Request ::
Each line from the top of the listing through the one holding "plt.rcParams['font.family'] = ['Lato', 'DejaVu" should be restated word for word, with nothing added and no pictures.

Material ::
....................
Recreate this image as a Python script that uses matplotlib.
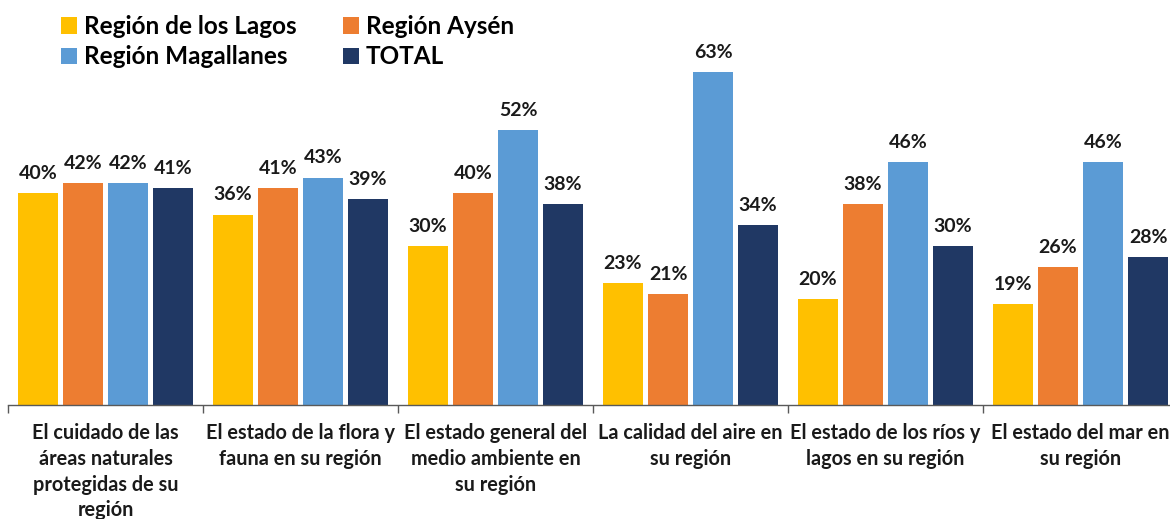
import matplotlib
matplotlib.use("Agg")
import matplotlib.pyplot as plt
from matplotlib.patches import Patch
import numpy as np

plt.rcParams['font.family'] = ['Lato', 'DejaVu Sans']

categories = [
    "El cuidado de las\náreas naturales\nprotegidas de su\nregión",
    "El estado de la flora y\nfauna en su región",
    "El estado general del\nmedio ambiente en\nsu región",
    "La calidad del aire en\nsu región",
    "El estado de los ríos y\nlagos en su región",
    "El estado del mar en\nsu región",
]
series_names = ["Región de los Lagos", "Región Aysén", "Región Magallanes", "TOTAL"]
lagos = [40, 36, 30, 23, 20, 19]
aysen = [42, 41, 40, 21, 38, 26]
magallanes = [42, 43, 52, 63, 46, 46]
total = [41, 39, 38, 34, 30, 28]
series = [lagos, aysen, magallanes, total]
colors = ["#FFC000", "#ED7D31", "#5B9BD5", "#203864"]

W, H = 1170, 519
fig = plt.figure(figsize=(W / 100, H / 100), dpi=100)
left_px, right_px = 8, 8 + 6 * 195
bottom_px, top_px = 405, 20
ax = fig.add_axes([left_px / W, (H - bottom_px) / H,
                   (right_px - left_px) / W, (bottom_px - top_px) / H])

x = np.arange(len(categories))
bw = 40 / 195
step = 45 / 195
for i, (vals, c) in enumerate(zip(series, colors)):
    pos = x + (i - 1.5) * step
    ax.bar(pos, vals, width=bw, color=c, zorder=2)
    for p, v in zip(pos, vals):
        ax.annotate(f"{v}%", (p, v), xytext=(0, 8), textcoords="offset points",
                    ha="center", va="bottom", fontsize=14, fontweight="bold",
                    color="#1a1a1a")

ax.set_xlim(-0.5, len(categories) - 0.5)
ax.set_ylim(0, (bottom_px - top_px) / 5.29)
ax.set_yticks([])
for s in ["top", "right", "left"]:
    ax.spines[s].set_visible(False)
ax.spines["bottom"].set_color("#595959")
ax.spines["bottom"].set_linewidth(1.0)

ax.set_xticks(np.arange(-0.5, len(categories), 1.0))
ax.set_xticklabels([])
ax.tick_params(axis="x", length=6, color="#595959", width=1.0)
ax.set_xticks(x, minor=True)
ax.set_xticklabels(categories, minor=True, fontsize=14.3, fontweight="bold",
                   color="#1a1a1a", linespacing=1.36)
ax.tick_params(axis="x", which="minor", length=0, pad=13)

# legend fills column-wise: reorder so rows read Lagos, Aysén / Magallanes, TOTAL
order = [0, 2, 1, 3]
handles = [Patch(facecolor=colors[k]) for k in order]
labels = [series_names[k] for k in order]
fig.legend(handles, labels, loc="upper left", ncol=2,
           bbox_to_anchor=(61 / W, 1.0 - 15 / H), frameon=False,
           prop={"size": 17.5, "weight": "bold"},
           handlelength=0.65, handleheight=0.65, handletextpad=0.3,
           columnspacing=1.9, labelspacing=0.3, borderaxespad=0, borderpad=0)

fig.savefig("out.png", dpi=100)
....................
Solution ::
Recreate this image as a Python script that uses matplotlib.
import matplotlib
matplotlib.use("Agg")
import matplotlib.pyplot as plt
from matplotlib.patches import Patch
import numpy as np

plt.rcParams['font.family'] = ['Lato', 'DejaVu Sans']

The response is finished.